▸ **Dataset section**

☆ ☆ ☆ ☆ ☆ ☆ ☆

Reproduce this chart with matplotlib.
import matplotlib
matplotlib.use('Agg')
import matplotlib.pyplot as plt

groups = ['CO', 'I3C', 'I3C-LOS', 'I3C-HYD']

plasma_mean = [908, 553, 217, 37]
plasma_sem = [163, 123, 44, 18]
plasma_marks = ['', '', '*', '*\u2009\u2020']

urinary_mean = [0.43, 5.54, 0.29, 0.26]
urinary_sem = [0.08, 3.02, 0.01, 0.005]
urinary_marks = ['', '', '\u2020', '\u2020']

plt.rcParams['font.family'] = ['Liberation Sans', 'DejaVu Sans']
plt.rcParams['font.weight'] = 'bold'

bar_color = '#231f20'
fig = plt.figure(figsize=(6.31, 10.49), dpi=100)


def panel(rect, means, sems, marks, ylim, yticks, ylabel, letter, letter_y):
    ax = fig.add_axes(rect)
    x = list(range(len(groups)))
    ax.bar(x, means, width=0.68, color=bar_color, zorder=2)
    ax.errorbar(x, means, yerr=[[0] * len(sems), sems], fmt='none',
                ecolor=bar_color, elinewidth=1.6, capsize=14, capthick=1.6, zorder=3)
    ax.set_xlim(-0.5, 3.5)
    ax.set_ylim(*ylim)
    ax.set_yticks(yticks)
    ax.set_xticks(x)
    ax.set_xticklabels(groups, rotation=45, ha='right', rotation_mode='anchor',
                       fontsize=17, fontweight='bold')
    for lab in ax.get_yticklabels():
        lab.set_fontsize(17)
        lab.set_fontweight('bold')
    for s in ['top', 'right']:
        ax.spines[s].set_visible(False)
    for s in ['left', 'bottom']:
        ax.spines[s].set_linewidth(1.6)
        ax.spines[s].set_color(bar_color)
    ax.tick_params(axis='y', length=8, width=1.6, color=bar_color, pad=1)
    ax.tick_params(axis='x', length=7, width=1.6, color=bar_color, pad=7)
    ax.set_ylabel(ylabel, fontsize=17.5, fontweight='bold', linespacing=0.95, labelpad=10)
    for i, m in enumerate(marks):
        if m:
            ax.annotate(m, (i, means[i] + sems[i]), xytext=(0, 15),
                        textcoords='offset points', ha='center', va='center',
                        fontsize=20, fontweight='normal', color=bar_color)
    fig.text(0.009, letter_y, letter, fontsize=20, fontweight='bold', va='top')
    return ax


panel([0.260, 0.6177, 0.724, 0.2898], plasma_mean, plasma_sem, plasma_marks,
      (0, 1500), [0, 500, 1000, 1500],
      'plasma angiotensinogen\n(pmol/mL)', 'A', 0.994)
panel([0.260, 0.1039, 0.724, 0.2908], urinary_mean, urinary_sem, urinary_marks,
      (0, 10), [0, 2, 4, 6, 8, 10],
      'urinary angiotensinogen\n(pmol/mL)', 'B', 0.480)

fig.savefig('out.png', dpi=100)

☆ ☆ ☆ ☆ ☆ ☆ ☆

▸ **Task directions**
Begin with the first line of the listing and copy exactly through the line that contains "fig = plt.figure(figsize=(6.31, 10.49), dpi=100)", please, keeping both ends and leaving out everything after.

▸ **Response to this exercise**
Reproduce this chart with matplotlib.
import matplotlib
matplotlib.use('Agg')
import matplotlib.pyplot as plt

groups = ['CO', 'I3C', 'I3C-LOS', 'I3C-HYD']

plasma_mean = [908, 553, 217, 37]
plasma_sem = [163, 123, 44, 18]
plasma_marks = ['', '', '*', '*\u2009\u2020']

urinary_mean = [0.43, 5.54, 0.29, 0.26]
urinary_sem = [0.08, 3.02, 0.01, 0.005]
urinary_marks = ['', '', '\u2020', '\u2020']

plt.rcParams['font.family'] = ['Liberation Sans', 'DejaVu Sans']
plt.rcParams['font.weight'] = 'bold'

bar_color = '#231f20'
fig = plt.figure(figsize=(6.31, 10.49), dpi=100)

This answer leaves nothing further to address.